### [WRITTEN PROBLEM]
Using the listing below, select the lines with the word "file" and copy them.

### [DATASET RECORDS]
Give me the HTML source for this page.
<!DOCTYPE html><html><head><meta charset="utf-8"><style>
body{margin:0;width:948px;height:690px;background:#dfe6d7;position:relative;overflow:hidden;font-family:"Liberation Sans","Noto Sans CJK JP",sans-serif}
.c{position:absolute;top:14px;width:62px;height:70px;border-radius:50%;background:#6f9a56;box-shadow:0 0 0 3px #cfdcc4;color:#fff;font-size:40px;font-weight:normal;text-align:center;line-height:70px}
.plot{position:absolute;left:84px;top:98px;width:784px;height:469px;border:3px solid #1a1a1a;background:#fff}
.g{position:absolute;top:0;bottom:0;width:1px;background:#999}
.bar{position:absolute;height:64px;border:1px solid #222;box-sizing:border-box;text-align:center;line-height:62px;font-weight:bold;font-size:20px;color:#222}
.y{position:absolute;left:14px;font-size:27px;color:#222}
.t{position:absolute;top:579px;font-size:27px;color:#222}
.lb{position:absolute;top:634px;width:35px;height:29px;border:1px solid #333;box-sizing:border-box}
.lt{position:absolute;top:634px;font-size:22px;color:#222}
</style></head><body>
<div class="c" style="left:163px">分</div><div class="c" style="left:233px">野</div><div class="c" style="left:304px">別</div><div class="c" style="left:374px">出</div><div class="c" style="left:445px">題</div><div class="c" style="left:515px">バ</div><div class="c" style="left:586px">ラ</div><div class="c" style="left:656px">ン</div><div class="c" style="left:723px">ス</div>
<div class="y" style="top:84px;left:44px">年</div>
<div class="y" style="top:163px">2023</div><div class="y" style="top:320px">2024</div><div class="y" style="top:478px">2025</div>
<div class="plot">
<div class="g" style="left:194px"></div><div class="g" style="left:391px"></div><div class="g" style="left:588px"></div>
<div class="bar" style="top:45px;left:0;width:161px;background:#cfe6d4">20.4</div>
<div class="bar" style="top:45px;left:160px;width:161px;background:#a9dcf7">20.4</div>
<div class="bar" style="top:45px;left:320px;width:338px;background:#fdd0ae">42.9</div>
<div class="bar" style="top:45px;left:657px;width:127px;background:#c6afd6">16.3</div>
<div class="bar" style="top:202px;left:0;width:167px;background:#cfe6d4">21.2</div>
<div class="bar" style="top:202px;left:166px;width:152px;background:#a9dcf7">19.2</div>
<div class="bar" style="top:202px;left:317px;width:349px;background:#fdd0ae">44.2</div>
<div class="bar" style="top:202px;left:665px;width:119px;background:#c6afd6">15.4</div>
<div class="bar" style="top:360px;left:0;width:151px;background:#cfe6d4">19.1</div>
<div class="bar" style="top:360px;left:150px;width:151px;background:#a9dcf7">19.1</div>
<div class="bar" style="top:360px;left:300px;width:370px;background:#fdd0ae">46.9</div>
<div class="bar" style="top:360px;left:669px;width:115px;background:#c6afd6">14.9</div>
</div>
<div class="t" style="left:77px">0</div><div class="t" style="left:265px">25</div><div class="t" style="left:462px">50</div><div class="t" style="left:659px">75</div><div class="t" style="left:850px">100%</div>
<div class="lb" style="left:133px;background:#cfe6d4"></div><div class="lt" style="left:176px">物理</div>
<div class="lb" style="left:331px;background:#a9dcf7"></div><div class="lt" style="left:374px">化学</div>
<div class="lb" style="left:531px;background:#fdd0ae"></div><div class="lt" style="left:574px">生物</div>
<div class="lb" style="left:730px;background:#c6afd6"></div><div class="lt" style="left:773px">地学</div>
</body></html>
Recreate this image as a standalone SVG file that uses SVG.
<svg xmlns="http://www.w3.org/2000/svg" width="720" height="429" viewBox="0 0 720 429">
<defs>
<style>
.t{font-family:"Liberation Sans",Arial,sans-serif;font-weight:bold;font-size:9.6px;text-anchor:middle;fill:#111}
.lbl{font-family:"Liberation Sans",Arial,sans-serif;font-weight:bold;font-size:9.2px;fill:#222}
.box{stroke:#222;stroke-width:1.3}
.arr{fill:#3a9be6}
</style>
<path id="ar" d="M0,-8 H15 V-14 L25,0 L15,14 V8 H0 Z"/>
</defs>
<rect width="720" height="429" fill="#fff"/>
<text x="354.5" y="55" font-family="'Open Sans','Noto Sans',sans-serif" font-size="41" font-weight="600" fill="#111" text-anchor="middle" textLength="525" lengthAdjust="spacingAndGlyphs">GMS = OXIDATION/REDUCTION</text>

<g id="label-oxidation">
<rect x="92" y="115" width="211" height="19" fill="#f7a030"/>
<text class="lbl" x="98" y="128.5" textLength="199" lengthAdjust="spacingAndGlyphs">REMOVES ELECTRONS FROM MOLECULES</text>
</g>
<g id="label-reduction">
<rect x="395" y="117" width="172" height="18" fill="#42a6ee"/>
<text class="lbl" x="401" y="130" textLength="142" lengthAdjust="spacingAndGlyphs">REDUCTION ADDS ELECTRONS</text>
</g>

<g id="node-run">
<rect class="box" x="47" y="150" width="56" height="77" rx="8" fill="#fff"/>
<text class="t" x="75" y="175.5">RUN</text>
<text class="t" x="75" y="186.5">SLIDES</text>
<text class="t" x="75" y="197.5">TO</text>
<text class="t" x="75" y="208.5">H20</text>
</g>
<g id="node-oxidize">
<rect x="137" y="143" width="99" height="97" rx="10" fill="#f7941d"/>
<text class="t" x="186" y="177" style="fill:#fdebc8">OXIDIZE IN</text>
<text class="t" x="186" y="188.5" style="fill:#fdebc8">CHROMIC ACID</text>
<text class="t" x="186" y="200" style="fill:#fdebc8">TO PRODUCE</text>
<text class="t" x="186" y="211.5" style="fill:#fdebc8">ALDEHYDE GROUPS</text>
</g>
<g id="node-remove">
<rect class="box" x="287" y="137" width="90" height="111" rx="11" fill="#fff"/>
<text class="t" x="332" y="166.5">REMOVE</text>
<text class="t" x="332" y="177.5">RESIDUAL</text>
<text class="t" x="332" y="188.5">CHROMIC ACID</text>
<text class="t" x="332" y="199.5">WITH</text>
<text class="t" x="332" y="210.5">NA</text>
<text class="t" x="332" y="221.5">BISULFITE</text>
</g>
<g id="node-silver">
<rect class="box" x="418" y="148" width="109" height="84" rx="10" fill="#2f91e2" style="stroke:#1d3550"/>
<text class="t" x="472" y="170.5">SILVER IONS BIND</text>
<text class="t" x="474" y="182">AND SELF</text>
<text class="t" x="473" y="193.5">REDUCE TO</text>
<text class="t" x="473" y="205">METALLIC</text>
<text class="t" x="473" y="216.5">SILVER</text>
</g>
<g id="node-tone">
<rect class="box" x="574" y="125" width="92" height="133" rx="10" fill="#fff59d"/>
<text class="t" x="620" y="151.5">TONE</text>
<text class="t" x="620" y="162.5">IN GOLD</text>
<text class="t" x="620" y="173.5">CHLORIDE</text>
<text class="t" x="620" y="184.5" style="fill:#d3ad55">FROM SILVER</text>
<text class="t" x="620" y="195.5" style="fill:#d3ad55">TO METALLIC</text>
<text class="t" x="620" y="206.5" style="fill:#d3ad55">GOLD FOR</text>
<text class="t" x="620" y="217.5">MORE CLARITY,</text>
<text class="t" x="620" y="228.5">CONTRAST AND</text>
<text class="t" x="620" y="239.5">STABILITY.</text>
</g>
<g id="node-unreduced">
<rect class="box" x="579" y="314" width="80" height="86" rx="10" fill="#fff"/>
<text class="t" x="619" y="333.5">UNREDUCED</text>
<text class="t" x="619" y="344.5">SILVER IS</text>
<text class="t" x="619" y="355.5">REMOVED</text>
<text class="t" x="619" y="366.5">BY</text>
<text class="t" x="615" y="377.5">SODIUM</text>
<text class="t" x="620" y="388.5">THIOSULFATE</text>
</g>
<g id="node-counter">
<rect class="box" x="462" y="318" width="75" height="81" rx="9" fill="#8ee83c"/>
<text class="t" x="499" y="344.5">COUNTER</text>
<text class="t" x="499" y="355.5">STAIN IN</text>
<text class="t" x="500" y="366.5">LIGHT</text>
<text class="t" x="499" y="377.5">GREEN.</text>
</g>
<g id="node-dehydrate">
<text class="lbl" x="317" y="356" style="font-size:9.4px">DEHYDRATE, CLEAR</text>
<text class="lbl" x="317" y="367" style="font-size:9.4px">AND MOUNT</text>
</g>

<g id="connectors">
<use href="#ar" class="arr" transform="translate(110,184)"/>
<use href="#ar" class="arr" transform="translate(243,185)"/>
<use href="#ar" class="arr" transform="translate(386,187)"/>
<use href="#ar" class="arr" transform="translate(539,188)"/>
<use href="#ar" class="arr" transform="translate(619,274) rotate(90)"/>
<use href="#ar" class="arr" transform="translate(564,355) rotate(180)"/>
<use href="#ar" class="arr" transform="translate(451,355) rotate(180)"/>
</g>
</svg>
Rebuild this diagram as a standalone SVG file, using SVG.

### [OUTPUT OF THE TASK]
Recreate this image as a standalone SVG file that uses SVG.
Rebuild this diagram as a standalone SVG file, using SVG.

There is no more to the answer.